Во-вторых, российские эмигранты-монархисты, поселившиеся в Венгрии, поддерживали более тесные связи с так называемыми легитимистами, т. е. той частью венгерской аристократии, которая выступала за реставрацию Габсбургов на венгерском троне. В 1921 г. последний из коронованных Габсбургов, Карл, в расчете на поддержку легитимистов дважды пытался восстановить свою власть в Венгрии. Однако регент Хорти и его окружение решительно пресекли эти попытки, поскольку были уверены, что возвращение Габсбургов не только усилит сплоченность соседних молодых государств на антивенгерской платформе, но и осложнит отношения Венгрии с некоторыми другими державами (в том числе с Италией), затруднит выход хортистского режима из внешнеполитической изоляции.
Ошибочный выбор русской монархической эмиграции в пользу легитимистов лишил их политического доверия хортистских властей и основной части венгерской политической элиты.
В-третьих, часть русских эмигрантов, проживавших в Венгрии, поддерживала связи с непримиримо враждебной хортистам Чехословакией, а провозглашенная президентом Масариком «русская акция» помощи эмигрантам была воспринята в Венгрии с подозрением, как своего рода средство подкупа российских беженцев (не только в самой Чехословакии, но и за ее пределами) с тем, чтобы заставить их принять Версальскую систему, на пересмотр которой решительно была направлена вся внешняя политика хортистского режима. В 1930-е годы ситуация еще более усугубилась в глазах венгерской политической элиты. Когда ненавистная Хорти Чехословакия (по его выражению, «злокачественная опухоль Европы») стала ориентироваться на союз с СССР, а в 1935 г. заключила с ним договор, это дало регенту венгерского королевства основания в переписке с Гитлером сделать вывод о том, что славянство сейчас «почти идентично с большевизмом»18.

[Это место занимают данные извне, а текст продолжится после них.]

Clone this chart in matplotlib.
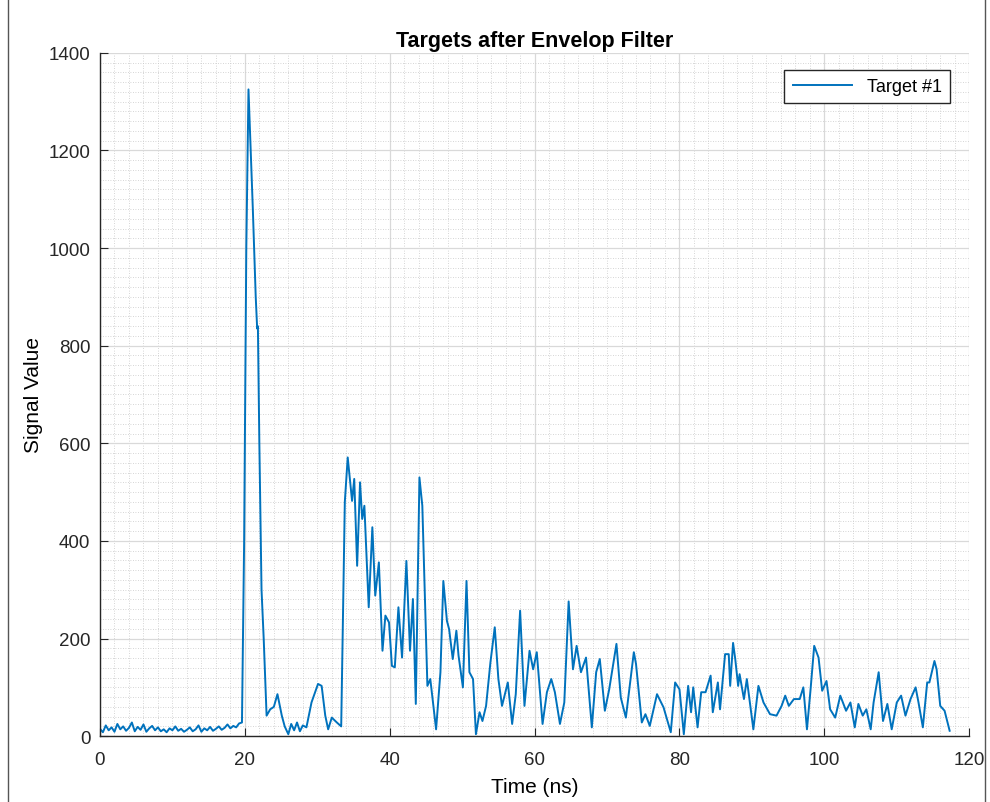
import numpy as np
import matplotlib.pyplot as plt
from matplotlib.ticker import MultipleLocator
from matplotlib.patches import Rectangle

plt.rcParams['font.family'] = ['Liberation Sans', 'DejaVu Sans']

# baseline noise before the target return (0 - 19.2 ns, every 0.4 ns)
noise_t = [i * 0.4 for i in range(49)]
noise_v = [15, 8, 22, 12, 18, 9, 25, 14, 20, 11, 17, 28, 10, 19, 13, 24, 9, 16,
           21, 12, 18, 10, 14, 8, 16, 12, 20, 11, 15, 9, 13, 18, 10, 14, 22, 9,
           16, 12, 19, 11, 15, 20, 13, 17, 24, 16, 21, 18, 26]

# main pulse and echoes
echo_t = [19.6, 19.9, 20.2, 20.5, 20.8, 21.1, 21.5, 21.7, 21.8, 22.0, 22.3, 22.6, 23.0,
          23.5, 24.0, 24.5, 25.1, 25.5, 26.0, 26.4, 26.8, 27.2, 27.6, 28.0, 28.5, 29.2,
          29.7, 30.1, 30.6, 31.1, 31.5, 32.0, 32.7, 33.3, 33.8, 34.2, 34.8, 35.1, 35.5,
          35.9, 36.2, 36.5, 37.1, 37.6, 38.0, 38.5, 39.0, 39.4, 39.9, 40.3, 40.7, 41.2,
          41.7, 42.3, 42.8, 43.2, 43.6, 44.1, 44.5, 45.2, 45.6, 46.4, 47.0, 47.4, 47.9,
          48.2, 48.7, 49.2, 49.5, 50.1, 50.6, 51.0, 51.5, 51.9, 52.4, 52.8, 53.3, 53.9,
          54.5, 55.0, 55.5, 56.3, 56.9, 57.4, 58.0, 58.6, 59.3, 59.8, 60.3, 61.1, 61.7,
          62.3, 62.8, 63.5, 64.1, 64.7, 65.3, 65.8, 66.4, 67.1, 67.9, 68.5, 69.0, 69.7,
          70.3, 71.3, 71.9, 72.6, 73.7, 74.0, 74.8, 75.3, 75.9, 76.9, 77.8, 78.8, 79.4,
          80.0, 80.6, 81.2, 81.6, 81.9, 82.5, 83.0, 83.6, 84.3, 84.6, 85.3, 85.6, 86.3,
          86.8, 87.0, 87.4, 87.7, 88.1, 88.3, 88.9, 89.3, 90.2, 90.9, 91.6, 92.5, 93.4,
          94.1, 94.6, 95.1, 95.8, 96.6, 97.1, 97.6, 98.1, 98.6, 99.2, 99.7, 100.3, 100.8,
          101.5, 102.2, 103.0, 103.6, 104.2, 104.7, 105.3, 105.8, 106.4, 106.8, 107.5,
          108.1, 108.7, 109.3, 110.0, 110.6, 111.2, 111.9, 112.6, 113.0, 113.6, 114.2,
          114.5, 115.2, 115.5, 116.0, 116.6, 117.3]
echo_v = [28, 400, 1000, 1325, 1200, 1080, 900, 835, 840, 600, 300, 200, 42,
          55, 60, 86, 42, 20, 4, 25, 12, 28, 10, 22, 18, 69,
          90, 107, 103, 42, 14, 38, 28, 20, 480, 571, 482, 527, 349,
          520, 445, 472, 264, 428, 288, 356, 175, 247, 233, 144, 141, 264,
          161, 359, 175, 281, 66, 530, 472, 103, 117, 14, 131, 318, 236,
          219, 158, 216, 165, 100, 318, 131, 117, 4, 49, 31, 62, 151,
          223, 117, 62, 110, 25, 86, 257, 62, 175, 137, 172, 25, 90,
          117, 90, 25, 69, 276, 137, 185, 131, 161, 18, 131, 158, 52,
          96, 189, 79, 38, 172, 148, 28, 45, 21, 86, 59, 8, 110,
          96, 4, 103, 49, 100, 18, 90, 90, 124, 49, 110, 55, 168,
          168, 103, 191, 158, 103, 127, 76, 117, 14, 103, 69, 45, 42,
          62, 83, 62, 76, 76, 100, 14, 96, 185, 161, 93, 113, 55,
          38, 83, 52, 69, 18, 66, 42, 55, 14, 69, 131,
          31, 66, 14, 69, 83, 42, 76, 100, 69, 18, 110,
          110, 154, 137, 62, 52, 11]

time_ns = noise_t + echo_t
signal = noise_v + echo_v

fig = plt.figure(figsize=(9.9, 8.03), dpi=100)
ax = fig.add_axes([0.101, 0.082, 0.878, 0.851])

ax.plot(time_ns, signal, color='#0072BD', linewidth=1.4, label='Target #1')

ax.set_xlim(0, 120)
ax.set_ylim(0, 1400)
ax.xaxis.set_major_locator(MultipleLocator(20))
ax.yaxis.set_major_locator(MultipleLocator(200))
ax.xaxis.set_minor_locator(MultipleLocator(2))
ax.yaxis.set_minor_locator(MultipleLocator(20))

ax.grid(True, which='major', color='#d9d9d9', linewidth=0.9)
ax.grid(True, which='minor', color='#c8c8c8', linestyle=(0, (1, 2)), linewidth=0.6)
ax.set_axisbelow(True)

for s in ['top', 'right']:
    ax.spines[s].set_visible(False)
for s in ['left', 'bottom']:
    ax.spines[s].set_color('#262626')
    ax.spines[s].set_linewidth(1.0)

ax.tick_params(which='major', direction='in', length=6, colors='#262626',
               labelsize=13.5)
ax.tick_params(axis='x', which='major', pad=11)
ax.tick_params(axis='y', which='major', pad=7)
ax.tick_params(which='minor', length=0)

ax.set_title('Targets after Envelop Filter', fontsize=15.5, fontweight='bold', pad=5)
ax.set_xlabel('Time (ns)', fontsize=15, labelpad=6)
ax.set_ylabel('Signal Value', fontsize=15, labelpad=4)

leg = ax.legend(loc='upper right', fontsize=13, fancybox=False, framealpha=1,
                edgecolor='#262626', borderpad=0.45, handlelength=3.3,
                bbox_to_anchor=(0.988, 0.988))
leg.get_frame().set_linewidth(1.0)

# window frame edges at the left and right of the screenshot
fig.patches.append(Rectangle((8 / 990, -0.05), 977 / 990, 1.2,
                             transform=fig.transFigure, fill=False,
                             edgecolor='#555555', linewidth=1.0))

fig.savefig('out.png', dpi=100)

Хотя среди российской политически активной эмиграции в Венгрии более приемлемые для властей германофилы однозначно преобладали над совершенно неприемлемыми франкофилами, полного доверия не было и к первым. В приводимом в нашем сборнике документе (записке, подготовленной в венгерском министерстве обороны) отмечалось: хотя в среде русских монархистов некоторые считают себя германофилами, но прежде всего они являются панславистами и будут поддерживать любую державу в той мере, в какой она будет способна оказать поддержку панславизму. В Венгрии еще с середины XIX века в силу исторически сложившихся обстоятельств (пророссийские ориентации значительной части национальных движений славян Дунайской монархии, решающая роль России в разгроме венгерской революционной армии и подавлении революции в 1849 г., столкновение интересов российской и венгерской политических элит на Балканах в последней четверти XIX – начале XX в.) панславизм традиционно воспринимался как главная угроза самим основам государственного существования19. Стратегическую позицию венгерских правящих кругов, остававшуюся неизменной до конца Первой мировой войны, довольно откровенно выразила еще в 1860-е гг. газета «Pesti naplo»: «Мы считаем, что не заслуживает права называться венгерским политиком тот, кто главной опасностью для Венгрии считает не русскую, кто не в естественных противниках русских видит естественных союзников Венгрии»20.